* **WRITTEN PROBLEM**: Output nothing but the lines from the one with "Reproduce this chart with Apache ECharts." through the one with "const yTicks = [0, 50, 100, 150];", including both. Leave the pictures out of the copy.

[Code that draws figures]
++++++++
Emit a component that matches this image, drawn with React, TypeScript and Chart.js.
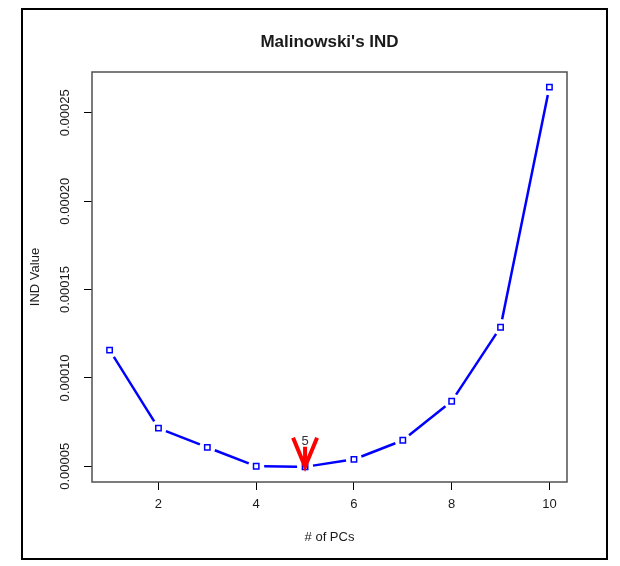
import React, { useEffect, useRef } from 'react';
import { Chart, registerables } from 'chart.js';

Chart.register(...registerables);

// ---- data ----
const pcs = [1, 2, 3, 4, 5, 6, 7, 8, 9, 10];
const indValues = [1.157e-4, 7.16e-5, 6.07e-5, 5.0e-5, 4.97e-5, 5.39e-5, 6.47e-5, 8.68e-5, 1.287e-4, 2.645e-4];
const xTicks = [2, 4, 6, 8, 10];
const yTicks = [0.00005, 0.0001, 0.00015, 0.0002, 0.00025];
const yTickLabels = ['0.00005', '0.00010', '0.00015', '0.00020', '0.00025'];
const minPc = 5;
const minLabel = '5';
const titleText = "Malinowski's IND";
const xTitle = '# of PCs';
const yTitle = 'IND Value';

const FONT = "'Liberation Sans', Arial, Helvetica, sans-serif";
const TEXT = '#1a1a1a';

function rRange(vals: number[]): [number, number] {
  const lo = Math.min(...vals);
  const hi = Math.max(...vals);
  const pad = (hi - lo) * 0.04;
  return [lo - pad, hi + pad];
}

const rPlotPlugin = {
  id: 'rplot',
  beforeDatasetsDraw(chart: any) {
    const ctx = chart.ctx;
    const pts = chart.getDatasetMeta(0).data;
    ctx.save();
    ctx.strokeStyle = '#0000ff';
    ctx.lineWidth = 2.5;
    const gap = 8;
    for (let i = 0; i < pts.length - 1; i++) {
      const a = pts[i];
      const b = pts[i + 1];
      const dx = b.x - a.x;
      const dy = b.y - a.y;
      const d = Math.hypot(dx, dy);
      if (d <= 2 * gap) continue;
      const ux = dx / d;
      const uy = dy / d;
      ctx.beginPath();
      ctx.moveTo(a.x + ux * gap, a.y + uy * gap);
      ctx.lineTo(b.x - ux * gap, b.y - uy * gap);
      ctx.stroke();
    }
    ctx.restore();
  },
  afterDatasetsDraw(chart: any) {
    const ctx = chart.ctx;
    const xs = chart.scales.x;
    const ys = chart.scales.y;
    const ca = chart.chartArea;
    ctx.save();
    // arrow at minimum
    const idx = pcs.indexOf(minPc);
    const px = xs.getPixelForValue(minPc);
    const py = ys.getPixelForValue(indValues[idx]);
    ctx.strokeStyle = '#ff0000';
    ctx.lineWidth = 4;
    ctx.lineCap = 'butt';
    ctx.beginPath();
    ctx.moveTo(px - 12, py - 29);
    ctx.lineTo(px, py);
    ctx.lineTo(px + 12, py - 29);
    ctx.moveTo(px, py - 20);
    ctx.lineTo(px, py);
    ctx.stroke();
    ctx.fillStyle = '#333';
    ctx.font = `13px ${FONT}`;
    ctx.textAlign = 'center';
    ctx.textBaseline = 'middle';
    ctx.fillText(minLabel, px, py - 25);
    // plot box
    ctx.strokeStyle = '#505050';
    ctx.lineWidth = 1.5;
    ctx.strokeRect(ca.left, ca.top, ca.right - ca.left, ca.bottom - ca.top);
    // y tick labels (rotated like R)
    ctx.fillStyle = TEXT;
    ctx.font = `13px ${FONT}`;
    yTicks.forEach((v, i) => {
      const y = ys.getPixelForValue(v);
      ctx.save();
      ctx.translate(65, y);
      ctx.rotate(-Math.PI / 2);
      ctx.textAlign = 'center';
      ctx.textBaseline = 'middle';
      ctx.fillText(yTickLabels[i], 0, 0);
      ctx.restore();
    });
    // title
    ctx.font = `bold 17px ${FONT}`;
    ctx.textAlign = 'center';
    ctx.textBaseline = 'middle';
    ctx.fillStyle = TEXT;
    ctx.fillText(titleText, (ca.left + ca.right) / 2, 42);
    ctx.restore();
  },
  afterDraw(chart: any) {
    const ctx = chart.ctx;
    ctx.save();
    ctx.strokeStyle = '#000';
    ctx.lineWidth = 2;
    ctx.strokeRect(22, 9, 585, 550);
    ctx.restore();
  },
};

export default function App() {
  const ref = useRef<HTMLCanvasElement | null>(null);
  useEffect(() => {
    if (!ref.current) return;
    const [xMin, xMax] = rRange(pcs);
    const [yMin, yMax] = rRange(indValues);
    const chart = new Chart(ref.current, {
      type: 'line',
      data: {
        datasets: [
          {
            data: pcs.map((x, i) => ({ x, y: indValues[i] })),
            showLine: false,
            pointStyle: 'rect',
            pointRadius: 3.8,
            pointBorderWidth: 1.5,
            pointBorderColor: '#0000ff',
            pointBackgroundColor: '#ffffff',
            borderColor: '#0000ff',
          },
        ],
      },
      options: {
        animation: false,
        responsive: false,
        events: [],
        layout: { padding: { left: 0, right: 53, top: 72, bottom: 0 } },
        plugins: { legend: { display: false }, tooltip: { enabled: false }, title: { display: false } },
        scales: {
          x: {
            type: 'linear',
            min: xMin,
            max: xMax,
            afterBuildTicks: (s: any) => {
              s.ticks = xTicks.map((v) => ({ value: v }));
            },
            afterFit: (s: any) => {
              s.height = 84;
            },
            grid: { display: true, drawOnChartArea: false, drawTicks: true, tickLength: 8, color: '#000', lineWidth: 1 },
            border: { display: false },
            ticks: {
              autoSkip: false,
              maxRotation: 0,
              padding: 7,
              color: TEXT,
              font: { size: 13, family: FONT },
            },
            title: {
              display: true,
              text: xTitle,
              color: TEXT,
              font: { size: 13, family: FONT },
              padding: { top: 0, bottom: 21 },
            },
          },
          y: {
            type: 'linear',
            min: yMin,
            max: yMax,
            afterBuildTicks: (s: any) => {
              s.ticks = yTicks.map((v) => ({ value: v }));
            },
            afterFit: (s: any) => {
              s.width = 92;
            },
            grid: { display: true, drawOnChartArea: false, drawTicks: true, tickLength: 8, color: '#000', lineWidth: 1 },
            border: { display: false },
            ticks: { display: false },
            title: {
              display: true,
              text: yTitle,
              color: TEXT,
              font: { size: 13, family: FONT },
              padding: { top: 28, bottom: 0 },
            },
          },
        },
      },
      plugins: [rPlotPlugin],
    } as any);
    return () => chart.destroy();
  }, []);
  return (
    <div style={{ position: 'absolute', left: 0, top: 0, width: 620, height: 566, background: '#fff' }}>
      <canvas ref={ref} width={620} height={566} style={{ width: 620, height: 566, display: 'block' }} />
    </div>
  );
}
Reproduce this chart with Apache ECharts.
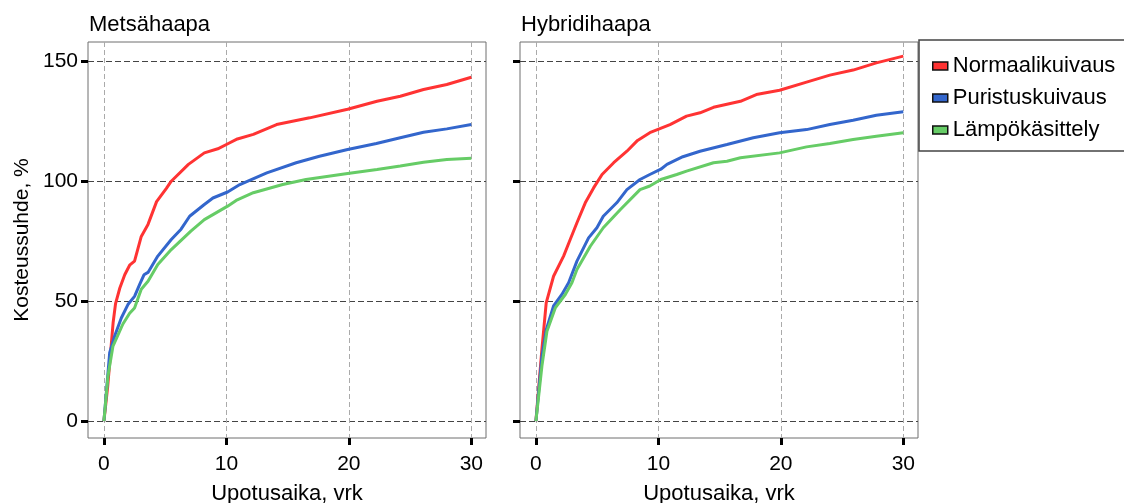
<!DOCTYPE html>
<html>
<head>
<meta charset="utf-8">
<script src="https://cdn.jsdelivr.net/npm/echarts@6/dist/echarts.min.js"></script>
<style>
  html, body { margin: 0; padding: 0; background: #fff; }
  #chart { width: 1124px; height: 503px; }
</style>
</head>
<body>
<div id="chart"></div>
<script>
// Moisture ratio (%) vs. soaking time (days), [time, value] pairs
const seriesNames = ['Normaalikuivaus', 'Puristuskuivaus', 'Lämpökäsittely'];
const panelTitles = ['Metsähaapa', 'Hybridihaapa'];
const xTicks = [0, 10, 20, 30];
const yTicks = [0, 50, 100, 150];

const metsaNormaali = [[0,0],[0.3,14],[0.5,26],[0.75,41],[0.95,49],[1.3,55.5],[1.7,61],[2.1,65],[2.5,66.7],[3.05,77],[3.6,82],[4.3,91.5],[5.1,97],[5.5,100],[6.9,107],[8.2,111.8],[9.3,113.5],[10,115.3],[10.9,117.6],[12.2,119.5],[14.1,123.6],[16.8,126.4],[19.9,130],[22.3,133.3],[24.2,135.4],[26.1,138.2],[28,140.3],[30,143.3]];
const metsaPuristus = [[0,0],[0.47,28.5],[0.87,35.4],[1.42,43],[1.96,48.6],[2.5,52],[2.92,57],[3.27,61],[3.6,62],[4.4,68.8],[5.5,75.7],[6.3,80],[7,85.4],[8.2,90.3],[8.9,93],[10.1,95.5],[11.1,98.6],[13.3,103.5],[15.7,107.7],[17.6,110.4],[19.9,113.2],[22.25,115.7],[24.2,118.1],[26.1,120.4],[28,121.8],[30,123.6]];
const metsaLampo = [[0,0],[0.33,18.8],[0.74,31.3],[1.55,40.5],[2.1,45],[2.5,47.2],[3.05,55],[3.6,58.3],[4.4,65.3],[5.5,71.5],[7.1,79.2],[8.2,84],[10.1,89.6],[10.8,92],[12.2,95.2],[14.6,98.6],[16.5,100.7],[19.9,103.2],[22.3,104.9],[24.2,106.3],[26.1,107.9],[28,109],[30,109.6]];

const hybridiNormaali = [[0,0],[0.49,30],[0.84,49.3],[1.44,60.4],[2.26,68.8],[2.8,75.7],[3.35,82.7],[4.03,91],[4.71,97.2],[5.4,102.8],[6.35,107.7],[7.43,112.5],[8.3,117],[9.3,120.2],[10.95,123.6],[12.3,127.1],[13.4,128.5],[14.5,130.8],[16.7,133.3],[18,136.1],[19.9,137.9],[22.1,141.3],[24,144.2],[25.9,146.3],[27.8,149.3],[30,152.1]];
const hybridiPuristus = [[0,0],[0.49,27],[0.84,38],[1.44,48],[2.12,52.8],[2.67,57.7],[3.35,66.7],[4.3,76.4],[4.98,80.6],[5.5,85.4],[6.6,91],[7.43,96.5],[8.5,100.7],[9.3,102.8],[10.2,105],[10.7,107],[12,110.2],[13.4,112.5],[15.6,115.3],[17.75,118.1],[19.9,120.2],[22.1,121.5],[24,123.6],[25.9,125.4],[27.8,127.5],[30,128.9]];
const hybridiLampo = [[0,0],[0.49,23],[0.9,37.5],[1.58,47.2],[2.4,52.8],[2.94,57.7],[3.35,63.2],[4.44,72.9],[5.5,80.6],[6.9,88.2],[8.5,96.5],[9.3,98],[10.2,100.7],[11.5,102.8],[12.3,104.2],[14.5,107.7],[15.6,108.3],[16.7,109.75],[19.9,111.8],[22.1,114.3],[24,115.7],[25.9,117.4],[27.8,118.75],[30,120.2]];

const colors = ['#ff3333', '#3366cc', '#66cc66'];
const FONT = "'Liberation Sans', Arial, sans-serif";

const chart = echarts.init(document.getElementById('chart'), null, { renderer: 'canvas' });

const grids = [
  { left: 88, top: 42, width: 398, height: 396 },
  { left: 520, top: 42, width: 398, height: 396 }
];

function xAxisFor(i) {
  return {
    type: 'value', gridIndex: i, min: -1.3, max: 31.2, position: 'bottom',
    name: 'Upotusaika, vrk', nameLocation: 'middle', nameGap: 45,
    nameTextStyle: { fontFamily: FONT, fontSize: 22, color: '#000' },
    axisLine: { show: false, onZero: false },
    axisTick: { show: true, customValues: xTicks, length: 7, lineStyle: { color: '#000', width: 3 } },
    axisLabel: { show: true, customValues: xTicks, margin: 16, fontFamily: FONT, fontSize: 21, color: '#000' },
    splitLine: { show: true, lineStyle: { color: '#aaaaaa', width: 1, type: [5, 3] } }
  };
}
function yAxisFor(i) {
  return {
    type: 'value', gridIndex: i, min: -7, max: 158, position: 'left',
    name: i === 0 ? 'Kosteussuhde, %' : '', nameLocation: 'middle', nameGap: 55,
    nameTextStyle: { fontFamily: FONT, fontSize: 21, color: '#000' },
    axisLine: { show: false, onZero: false },
    axisTick: { show: true, customValues: yTicks, length: 7, lineStyle: { color: '#000', width: 3 } },
    axisLabel: { show: i === 0, customValues: yTicks, margin: 10, padding: [6, 0, 0, 0], fontFamily: FONT, fontSize: 21, color: '#000' },
    splitLine: { show: true, lineStyle: { color: '#444444', width: 1, type: [6, 3] } }
  };
}

const panelData = [
  [metsaNormaali, metsaPuristus, metsaLampo],
  [hybridiNormaali, hybridiPuristus, hybridiLampo]
];

const series = [];
panelData.forEach((sets, p) => {
  sets.forEach((data, k) => {
    series.push({
      type: 'line', name: seriesNames[k], xAxisIndex: p, yAxisIndex: p,
      data: data, showSymbol: false, symbol: 'none', smooth: false,
      lineStyle: { color: colors[k], width: 3 },
      itemStyle: { color: colors[k] },
      animation: false, z: 3 + k
    });
  });
});

chart.setOption({
  animation: false,
  backgroundColor: '#ffffff',
  title: panelTitles.map((t, i) => ({
    text: t, left: grids[i].left + 1, top: 14, padding: 0,
    textStyle: { fontFamily: FONT, fontSize: 22, fontWeight: 'normal', color: '#000' }
  })),
  grid: grids.map(g => Object.assign({
    show: true, borderColor: '#6e6e6e', borderWidth: 1, backgroundColor: 'transparent',
    containLabel: false, outerBoundsMode: 'none'
  }, g)),
  xAxis: [xAxisFor(0), xAxisFor(1)],
  yAxis: [yAxisFor(0), yAxisFor(1)],
  legend: {
    orient: 'vertical', left: 919, top: 40,
    padding: [15, 40, 10, 13], itemGap: 10,
    itemWidth: 15, itemHeight: 8, icon: 'rect',
    borderColor: '#444', borderWidth: 1.5, backgroundColor: '#fff',
    data: seriesNames.map((n, k) => ({ name: n, itemStyle: { color: colors[k], borderColor: '#111', borderWidth: 1.5 } })),
    textStyle: { fontFamily: FONT, fontSize: 22, color: '#000' }
  },
  series: series
});
</script>
</body>
</html>
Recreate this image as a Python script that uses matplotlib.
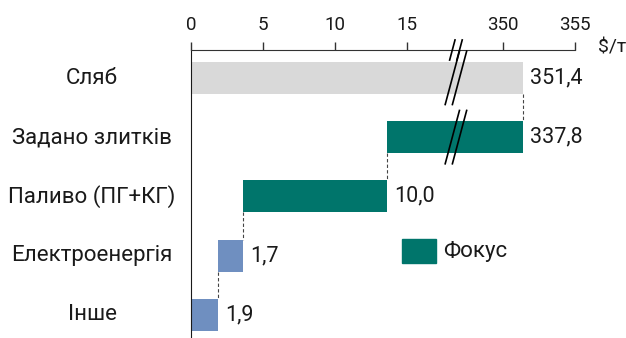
import matplotlib.pyplot as plt
from matplotlib.patches import Rectangle

plt.rcParams['font.family'] = ['Roboto', 'DejaVu Sans']

categories = ["Сляб", "Задано злитків", "Паливо (ПГ+КГ)", "Електроенергія", "Інше"]
starts = [0.0, 13.6, 3.6, 1.9, 0.0]
values = [351.4, 337.8, 10.0, 1.7, 1.9]
labels = ["351,4", "337,8", "10,0", "1,7", "1,9"]
colors = ["#d9d9d9", "#00756b", "#00756b", "#6f8fc0", "#6f8fc0"]
tick_values = [0, 5, 10, 15, 350, 355]
tick_labels = ["0", "5", "10", "15", "350", "355"]
legend_label = "Фокус"
unit = "$/т"

# broken axis: everything above the gap is shifted left by this amount
SHIFT = 350 - 21.67
GAP = 18.4


def tx(v):
    return v if v <= 15 else v - SHIFT


W, H = 626, 338
fig = plt.figure(figsize=(W / 100, H / 100), dpi=100)
ax = fig.add_axes([191 / W, 0, (575 - 191) / W, (H - 50) / H])

h = 0.54
for i, (s, v, c) in enumerate(zip(starts, values, colors)):
    left, right = tx(s), tx(s + v)
    ax.barh(i, right - left, left=left, height=h, color=c, zorder=2)
    ax.annotate(labels[i], (right, i), xytext=(5, 0), textcoords="offset points",
                va="center", ha="left", fontsize=15.5, color="#1a1a1a")

# dashed connectors at the shared edge of neighbouring bars
for i in range(len(values) - 1):
    x = tx(starts[i]) if i > 0 else tx(starts[0] + values[0])
    ax.plot([x, x], [i + h / 2, i + 1 - h / 2], ls=(0, (3, 2)), lw=0.8,
            color="#444444", zorder=1)

# break marks on the bars and on the axis
for yc, dy in [(0, 0.45), (1, 0.45), (-0.47, 0.17)]:
    for off in (-0.25, 0.25):
        dx = dy * 1.1
        ax.plot([GAP + off - dx, GAP + off + dx], [yc + dy, yc - dy],
                color="black", lw=1.2, clip_on=False, zorder=4)

ax.set_xlim(0, tx(355))
ax.set_ylim(4.39, -0.47)

ax.xaxis.tick_top()
ax.set_xticks([tx(v) for v in tick_values])
ax.set_xticklabels(tick_labels, fontsize=13.5, color="#1a1a1a")
ax.tick_params(axis="x", direction="out", length=6, width=1, pad=5.5, color="#333333")
ax.set_yticks(range(len(categories)))
ax.set_yticklabels([])
ax.tick_params(axis="y", length=0)
for i, name in enumerate(categories):
    fig.text(92 / W, 1 - (79 + 59 * i) / H, name, ha="center", va="center",
             fontsize=16, color="#1a1a1a")

for side in ("bottom", "right"):
    ax.spines[side].set_visible(False)
ax.spines["top"].set_color("#333333")
ax.spines["left"].set_color("#1a1a1a")

fig.text(598 / W, 1 - 47 / H, unit, ha="left", va="center", fontsize=14, color="#1a1a1a")

# legend
fig.patches.append(Rectangle((402 / W, 1 - 263 / H), 34 / W, 24 / H,
                             transform=fig.transFigure, color="#00756b"))
fig.text(443 / W, 1 - 251 / H, legend_label, ha="left", va="center",
         fontsize=16, color="#1a1a1a")

fig.savefig("out.png", dpi=100)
++++++++
* **RESULT OF THIS TASK**:
Reproduce this chart with Apache ECharts.
<!DOCTYPE html>
<html>
<head>
<meta charset="utf-8">
<script src="https://cdn.jsdelivr.net/npm/echarts@6/dist/echarts.min.js"></script>
<style>
  html, body { margin: 0; padding: 0; background: #fff; }
  #chart { width: 1124px; height: 503px; }
</style>
</head>
<body>
<div id="chart"></div>
<script>
// Moisture ratio (%) vs. soaking time (days), [time, value] pairs
const seriesNames = ['Normaalikuivaus', 'Puristuskuivaus', 'Lämpökäsittely'];
const panelTitles = ['Metsähaapa', 'Hybridihaapa'];
const xTicks = [0, 10, 20, 30];
const yTicks = [0, 50, 100, 150];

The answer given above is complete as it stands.